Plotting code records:
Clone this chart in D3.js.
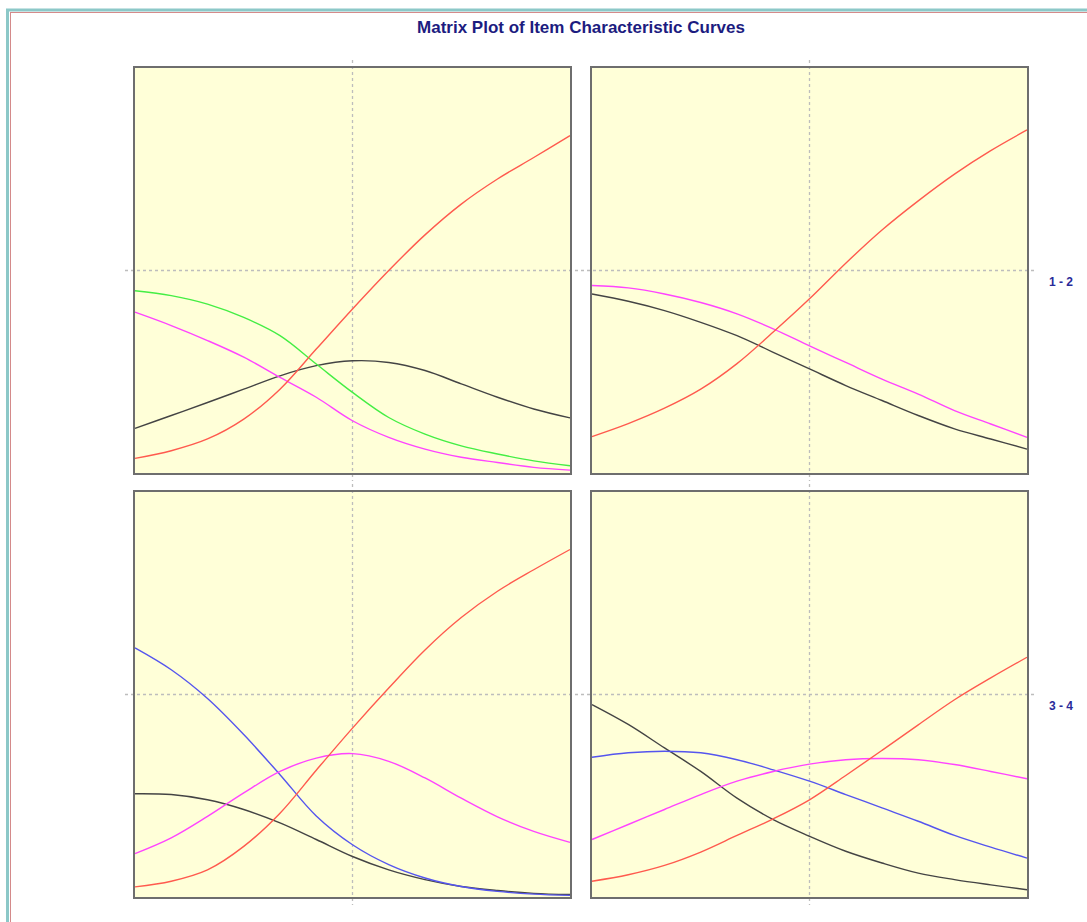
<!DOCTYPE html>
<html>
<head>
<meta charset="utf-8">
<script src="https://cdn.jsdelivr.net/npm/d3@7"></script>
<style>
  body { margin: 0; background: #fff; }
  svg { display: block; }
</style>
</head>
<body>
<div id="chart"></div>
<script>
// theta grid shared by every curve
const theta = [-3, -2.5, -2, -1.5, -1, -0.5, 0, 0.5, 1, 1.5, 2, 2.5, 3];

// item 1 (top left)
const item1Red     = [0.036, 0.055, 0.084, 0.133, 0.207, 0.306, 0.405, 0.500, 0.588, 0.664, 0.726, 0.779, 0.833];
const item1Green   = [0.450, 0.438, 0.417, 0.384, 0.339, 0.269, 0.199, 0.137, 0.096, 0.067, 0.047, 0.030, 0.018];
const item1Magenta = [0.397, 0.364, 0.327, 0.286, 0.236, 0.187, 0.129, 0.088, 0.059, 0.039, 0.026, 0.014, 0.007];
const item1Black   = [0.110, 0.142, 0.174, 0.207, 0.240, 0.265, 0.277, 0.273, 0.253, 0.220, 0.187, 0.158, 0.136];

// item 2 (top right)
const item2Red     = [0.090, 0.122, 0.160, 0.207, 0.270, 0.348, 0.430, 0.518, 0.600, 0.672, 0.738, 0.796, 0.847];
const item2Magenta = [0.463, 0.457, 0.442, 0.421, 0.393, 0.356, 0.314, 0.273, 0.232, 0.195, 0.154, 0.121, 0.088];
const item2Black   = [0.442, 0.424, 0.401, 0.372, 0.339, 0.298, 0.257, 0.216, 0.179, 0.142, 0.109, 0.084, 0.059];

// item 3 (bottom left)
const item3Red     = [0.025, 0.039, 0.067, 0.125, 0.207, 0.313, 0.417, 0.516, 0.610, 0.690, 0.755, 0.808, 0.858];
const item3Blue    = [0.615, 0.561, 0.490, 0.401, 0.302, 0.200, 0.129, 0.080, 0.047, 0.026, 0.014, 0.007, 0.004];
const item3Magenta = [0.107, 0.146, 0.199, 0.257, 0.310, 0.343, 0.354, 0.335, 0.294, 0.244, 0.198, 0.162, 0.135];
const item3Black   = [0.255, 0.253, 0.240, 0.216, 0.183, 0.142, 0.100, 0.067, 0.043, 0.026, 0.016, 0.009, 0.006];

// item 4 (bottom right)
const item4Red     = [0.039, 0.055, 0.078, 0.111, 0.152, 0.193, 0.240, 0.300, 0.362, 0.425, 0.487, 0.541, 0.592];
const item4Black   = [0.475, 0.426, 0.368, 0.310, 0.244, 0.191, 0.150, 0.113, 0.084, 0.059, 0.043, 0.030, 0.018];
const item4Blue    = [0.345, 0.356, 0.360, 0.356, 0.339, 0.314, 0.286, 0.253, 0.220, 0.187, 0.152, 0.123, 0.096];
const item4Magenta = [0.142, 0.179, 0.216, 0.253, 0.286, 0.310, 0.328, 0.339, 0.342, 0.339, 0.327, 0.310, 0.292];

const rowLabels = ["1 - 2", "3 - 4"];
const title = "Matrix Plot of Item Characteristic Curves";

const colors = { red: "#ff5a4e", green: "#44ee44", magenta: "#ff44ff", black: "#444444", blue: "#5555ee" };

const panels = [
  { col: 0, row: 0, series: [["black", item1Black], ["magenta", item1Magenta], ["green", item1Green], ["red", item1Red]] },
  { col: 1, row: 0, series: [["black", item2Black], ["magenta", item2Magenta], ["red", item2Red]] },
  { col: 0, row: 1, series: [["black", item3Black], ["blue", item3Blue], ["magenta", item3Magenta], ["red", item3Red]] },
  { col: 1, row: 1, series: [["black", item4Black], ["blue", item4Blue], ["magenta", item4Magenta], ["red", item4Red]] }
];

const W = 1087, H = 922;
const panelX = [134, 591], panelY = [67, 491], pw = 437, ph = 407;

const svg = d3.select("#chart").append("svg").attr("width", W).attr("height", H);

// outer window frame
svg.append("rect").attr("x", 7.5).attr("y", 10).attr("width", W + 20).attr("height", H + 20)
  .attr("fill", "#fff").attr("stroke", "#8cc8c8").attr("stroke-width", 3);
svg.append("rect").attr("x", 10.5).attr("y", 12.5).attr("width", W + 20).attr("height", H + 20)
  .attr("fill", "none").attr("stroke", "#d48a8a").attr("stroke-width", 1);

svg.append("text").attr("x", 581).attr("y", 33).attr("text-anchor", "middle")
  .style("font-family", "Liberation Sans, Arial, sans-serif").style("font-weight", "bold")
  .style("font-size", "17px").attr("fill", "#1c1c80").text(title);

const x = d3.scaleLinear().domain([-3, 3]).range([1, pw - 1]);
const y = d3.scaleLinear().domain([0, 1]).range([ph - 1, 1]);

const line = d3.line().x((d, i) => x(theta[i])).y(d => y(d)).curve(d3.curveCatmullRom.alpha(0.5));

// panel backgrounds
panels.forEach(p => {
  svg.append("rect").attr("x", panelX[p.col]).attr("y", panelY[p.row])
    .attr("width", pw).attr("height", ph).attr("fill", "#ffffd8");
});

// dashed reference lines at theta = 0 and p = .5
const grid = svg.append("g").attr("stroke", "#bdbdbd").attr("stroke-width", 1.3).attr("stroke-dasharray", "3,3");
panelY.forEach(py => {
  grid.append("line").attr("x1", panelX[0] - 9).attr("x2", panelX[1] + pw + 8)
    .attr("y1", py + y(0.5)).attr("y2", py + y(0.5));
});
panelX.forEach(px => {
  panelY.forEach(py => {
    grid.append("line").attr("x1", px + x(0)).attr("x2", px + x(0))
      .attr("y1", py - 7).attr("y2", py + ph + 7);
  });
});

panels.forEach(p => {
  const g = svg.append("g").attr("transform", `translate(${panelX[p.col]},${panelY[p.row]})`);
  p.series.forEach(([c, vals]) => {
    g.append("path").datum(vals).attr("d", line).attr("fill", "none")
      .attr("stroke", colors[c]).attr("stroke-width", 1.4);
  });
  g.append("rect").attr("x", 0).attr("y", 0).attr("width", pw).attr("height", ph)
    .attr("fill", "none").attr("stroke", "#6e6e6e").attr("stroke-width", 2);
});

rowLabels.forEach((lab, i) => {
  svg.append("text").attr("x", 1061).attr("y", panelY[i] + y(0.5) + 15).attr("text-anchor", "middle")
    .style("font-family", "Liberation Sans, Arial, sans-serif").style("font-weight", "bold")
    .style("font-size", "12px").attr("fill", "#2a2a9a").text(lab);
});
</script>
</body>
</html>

...

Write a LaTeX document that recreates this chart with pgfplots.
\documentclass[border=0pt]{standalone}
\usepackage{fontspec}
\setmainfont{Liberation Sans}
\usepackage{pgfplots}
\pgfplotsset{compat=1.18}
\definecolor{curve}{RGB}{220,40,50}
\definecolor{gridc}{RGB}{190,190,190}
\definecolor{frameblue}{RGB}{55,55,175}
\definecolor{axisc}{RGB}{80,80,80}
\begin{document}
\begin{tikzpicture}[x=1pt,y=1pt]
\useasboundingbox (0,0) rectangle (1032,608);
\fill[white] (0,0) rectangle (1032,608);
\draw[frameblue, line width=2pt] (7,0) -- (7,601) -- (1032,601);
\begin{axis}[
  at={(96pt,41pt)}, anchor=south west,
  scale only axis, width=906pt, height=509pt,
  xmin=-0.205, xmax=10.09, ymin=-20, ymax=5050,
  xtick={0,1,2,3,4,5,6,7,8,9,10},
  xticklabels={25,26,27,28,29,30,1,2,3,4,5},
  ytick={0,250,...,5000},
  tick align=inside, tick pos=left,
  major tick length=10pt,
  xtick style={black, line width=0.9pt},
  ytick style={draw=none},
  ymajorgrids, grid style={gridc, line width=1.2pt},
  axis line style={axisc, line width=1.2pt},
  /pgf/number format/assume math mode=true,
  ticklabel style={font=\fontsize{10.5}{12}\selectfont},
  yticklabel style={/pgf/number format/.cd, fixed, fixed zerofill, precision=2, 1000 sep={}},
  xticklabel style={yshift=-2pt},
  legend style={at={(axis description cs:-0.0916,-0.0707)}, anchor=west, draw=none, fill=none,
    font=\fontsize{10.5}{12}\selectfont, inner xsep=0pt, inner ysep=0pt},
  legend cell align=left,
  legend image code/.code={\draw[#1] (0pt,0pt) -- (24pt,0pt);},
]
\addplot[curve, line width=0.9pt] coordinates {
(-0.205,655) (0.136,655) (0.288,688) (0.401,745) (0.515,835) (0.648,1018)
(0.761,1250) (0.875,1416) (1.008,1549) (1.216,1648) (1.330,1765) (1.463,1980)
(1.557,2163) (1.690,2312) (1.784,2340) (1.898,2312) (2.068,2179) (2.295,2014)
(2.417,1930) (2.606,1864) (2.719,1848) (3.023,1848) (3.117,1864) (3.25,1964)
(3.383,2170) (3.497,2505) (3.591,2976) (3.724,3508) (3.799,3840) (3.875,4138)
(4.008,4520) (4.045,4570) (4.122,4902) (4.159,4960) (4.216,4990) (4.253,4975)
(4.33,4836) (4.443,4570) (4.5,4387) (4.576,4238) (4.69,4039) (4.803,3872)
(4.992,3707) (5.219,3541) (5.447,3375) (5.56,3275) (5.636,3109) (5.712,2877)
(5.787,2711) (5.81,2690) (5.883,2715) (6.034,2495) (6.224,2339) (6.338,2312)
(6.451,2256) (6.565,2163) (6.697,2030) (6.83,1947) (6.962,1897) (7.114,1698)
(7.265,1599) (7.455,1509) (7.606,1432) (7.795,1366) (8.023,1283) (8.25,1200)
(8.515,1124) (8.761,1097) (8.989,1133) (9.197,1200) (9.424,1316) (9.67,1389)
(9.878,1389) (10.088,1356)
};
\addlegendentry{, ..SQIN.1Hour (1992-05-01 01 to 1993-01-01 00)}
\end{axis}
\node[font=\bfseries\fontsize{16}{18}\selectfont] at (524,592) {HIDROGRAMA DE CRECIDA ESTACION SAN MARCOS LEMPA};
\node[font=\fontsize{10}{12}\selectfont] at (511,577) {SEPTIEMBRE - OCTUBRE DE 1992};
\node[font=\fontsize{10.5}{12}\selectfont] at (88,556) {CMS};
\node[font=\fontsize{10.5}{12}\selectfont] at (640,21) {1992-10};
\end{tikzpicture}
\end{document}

* * *

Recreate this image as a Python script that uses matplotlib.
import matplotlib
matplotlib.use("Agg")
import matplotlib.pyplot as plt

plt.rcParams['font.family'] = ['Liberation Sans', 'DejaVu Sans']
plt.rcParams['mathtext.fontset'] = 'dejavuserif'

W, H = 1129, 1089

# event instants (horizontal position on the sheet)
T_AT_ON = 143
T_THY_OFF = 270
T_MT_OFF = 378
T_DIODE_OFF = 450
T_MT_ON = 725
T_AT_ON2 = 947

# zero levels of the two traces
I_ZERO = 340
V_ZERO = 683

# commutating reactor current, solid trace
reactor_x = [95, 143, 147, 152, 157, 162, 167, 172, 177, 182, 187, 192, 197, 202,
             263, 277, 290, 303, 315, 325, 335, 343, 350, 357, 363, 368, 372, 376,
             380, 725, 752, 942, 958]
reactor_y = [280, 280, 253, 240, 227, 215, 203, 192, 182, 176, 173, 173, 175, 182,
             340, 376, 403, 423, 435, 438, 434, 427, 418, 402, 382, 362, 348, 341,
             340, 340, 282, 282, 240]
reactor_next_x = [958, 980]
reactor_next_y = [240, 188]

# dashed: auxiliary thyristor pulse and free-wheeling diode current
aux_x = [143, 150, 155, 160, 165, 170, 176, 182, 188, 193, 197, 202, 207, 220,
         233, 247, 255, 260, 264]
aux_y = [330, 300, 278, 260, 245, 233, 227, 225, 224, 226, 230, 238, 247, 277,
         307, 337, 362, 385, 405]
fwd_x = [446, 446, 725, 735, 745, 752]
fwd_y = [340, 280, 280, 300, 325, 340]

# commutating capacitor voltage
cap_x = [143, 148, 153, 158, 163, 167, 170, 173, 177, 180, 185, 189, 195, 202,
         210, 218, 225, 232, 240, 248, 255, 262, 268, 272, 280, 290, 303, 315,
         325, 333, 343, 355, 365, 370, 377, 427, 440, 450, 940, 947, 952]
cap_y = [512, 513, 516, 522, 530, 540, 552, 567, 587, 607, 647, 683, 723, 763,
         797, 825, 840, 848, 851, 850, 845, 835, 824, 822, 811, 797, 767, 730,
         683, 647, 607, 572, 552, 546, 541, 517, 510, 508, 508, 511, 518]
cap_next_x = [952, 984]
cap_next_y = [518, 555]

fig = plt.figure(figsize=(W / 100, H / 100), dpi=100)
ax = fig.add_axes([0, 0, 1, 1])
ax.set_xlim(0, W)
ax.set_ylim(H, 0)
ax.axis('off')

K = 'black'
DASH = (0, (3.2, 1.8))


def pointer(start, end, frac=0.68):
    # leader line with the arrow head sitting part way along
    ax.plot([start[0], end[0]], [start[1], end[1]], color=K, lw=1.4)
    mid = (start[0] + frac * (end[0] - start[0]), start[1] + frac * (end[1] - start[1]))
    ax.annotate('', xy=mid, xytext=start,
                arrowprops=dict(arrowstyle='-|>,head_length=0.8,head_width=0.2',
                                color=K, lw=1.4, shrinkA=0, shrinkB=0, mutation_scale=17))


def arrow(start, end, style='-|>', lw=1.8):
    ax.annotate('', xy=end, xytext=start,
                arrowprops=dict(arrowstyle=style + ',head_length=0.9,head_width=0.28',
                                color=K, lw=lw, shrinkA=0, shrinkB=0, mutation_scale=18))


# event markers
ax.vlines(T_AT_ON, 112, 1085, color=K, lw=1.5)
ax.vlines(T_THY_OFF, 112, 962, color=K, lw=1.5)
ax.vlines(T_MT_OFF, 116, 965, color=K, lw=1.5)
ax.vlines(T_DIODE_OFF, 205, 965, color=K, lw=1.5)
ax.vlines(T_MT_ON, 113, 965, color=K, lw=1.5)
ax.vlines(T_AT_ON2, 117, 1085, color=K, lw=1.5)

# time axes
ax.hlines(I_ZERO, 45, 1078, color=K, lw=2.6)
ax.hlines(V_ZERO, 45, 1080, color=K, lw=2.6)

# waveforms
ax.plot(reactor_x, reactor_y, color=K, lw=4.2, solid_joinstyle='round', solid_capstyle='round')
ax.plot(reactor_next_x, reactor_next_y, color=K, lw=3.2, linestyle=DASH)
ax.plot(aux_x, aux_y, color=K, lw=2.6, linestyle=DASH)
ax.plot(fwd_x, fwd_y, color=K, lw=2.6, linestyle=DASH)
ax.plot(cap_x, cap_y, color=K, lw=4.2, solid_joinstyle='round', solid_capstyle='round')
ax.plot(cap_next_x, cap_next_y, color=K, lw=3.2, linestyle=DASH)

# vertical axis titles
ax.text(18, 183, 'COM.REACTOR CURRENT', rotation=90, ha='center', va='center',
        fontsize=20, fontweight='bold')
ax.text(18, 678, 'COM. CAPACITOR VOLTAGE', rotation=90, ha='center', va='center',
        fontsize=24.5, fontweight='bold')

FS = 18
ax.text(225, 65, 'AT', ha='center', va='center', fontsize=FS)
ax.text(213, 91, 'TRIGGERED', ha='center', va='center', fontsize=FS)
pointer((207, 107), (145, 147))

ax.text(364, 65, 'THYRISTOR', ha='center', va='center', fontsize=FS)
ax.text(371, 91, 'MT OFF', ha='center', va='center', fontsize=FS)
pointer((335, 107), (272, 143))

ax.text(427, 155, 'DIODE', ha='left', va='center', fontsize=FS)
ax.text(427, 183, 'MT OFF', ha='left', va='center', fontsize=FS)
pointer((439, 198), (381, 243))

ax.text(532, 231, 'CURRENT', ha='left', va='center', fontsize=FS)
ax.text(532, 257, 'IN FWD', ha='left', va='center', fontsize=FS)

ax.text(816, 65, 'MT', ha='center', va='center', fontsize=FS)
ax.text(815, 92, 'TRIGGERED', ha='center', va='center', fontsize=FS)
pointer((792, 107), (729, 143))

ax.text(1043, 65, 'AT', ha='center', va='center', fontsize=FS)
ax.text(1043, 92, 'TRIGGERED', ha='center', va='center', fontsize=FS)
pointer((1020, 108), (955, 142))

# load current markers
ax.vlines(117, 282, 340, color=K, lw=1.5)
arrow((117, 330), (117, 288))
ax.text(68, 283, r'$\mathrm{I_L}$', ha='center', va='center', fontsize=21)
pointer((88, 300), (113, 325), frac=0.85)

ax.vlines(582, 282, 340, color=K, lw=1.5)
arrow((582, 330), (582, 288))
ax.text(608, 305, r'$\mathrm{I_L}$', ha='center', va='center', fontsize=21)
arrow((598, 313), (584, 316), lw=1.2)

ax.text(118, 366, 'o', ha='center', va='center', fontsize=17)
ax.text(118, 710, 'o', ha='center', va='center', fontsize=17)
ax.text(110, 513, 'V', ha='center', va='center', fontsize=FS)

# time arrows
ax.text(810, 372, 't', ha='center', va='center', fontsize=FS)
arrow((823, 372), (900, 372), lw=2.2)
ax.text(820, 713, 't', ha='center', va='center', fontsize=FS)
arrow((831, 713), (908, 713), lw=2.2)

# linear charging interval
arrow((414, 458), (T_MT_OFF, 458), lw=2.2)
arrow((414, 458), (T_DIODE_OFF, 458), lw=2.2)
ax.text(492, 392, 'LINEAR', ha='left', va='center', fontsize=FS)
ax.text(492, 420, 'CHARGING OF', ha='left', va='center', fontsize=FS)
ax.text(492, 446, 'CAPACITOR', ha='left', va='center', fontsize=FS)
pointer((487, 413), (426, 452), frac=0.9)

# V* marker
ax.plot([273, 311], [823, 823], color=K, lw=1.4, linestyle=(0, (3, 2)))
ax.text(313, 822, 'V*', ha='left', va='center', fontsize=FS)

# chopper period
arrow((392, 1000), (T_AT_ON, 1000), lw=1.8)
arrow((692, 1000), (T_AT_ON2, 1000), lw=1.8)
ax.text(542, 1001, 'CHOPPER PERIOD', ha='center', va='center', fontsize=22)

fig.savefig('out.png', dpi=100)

- **Required task**:
Extract exactly the run of lines beginning at the line with "Recreate this image" and ending at the line with "W, H = 1129, 1089", including both ends and nothing beyond them.

- **Result of the task**:
Recreate this image as a Python script that uses matplotlib.
import matplotlib
matplotlib.use("Agg")
import matplotlib.pyplot as plt

plt.rcParams['font.family'] = ['Liberation Sans', 'DejaVu Sans']
plt.rcParams['mathtext.fontset'] = 'dejavuserif'

W, H = 1129, 1089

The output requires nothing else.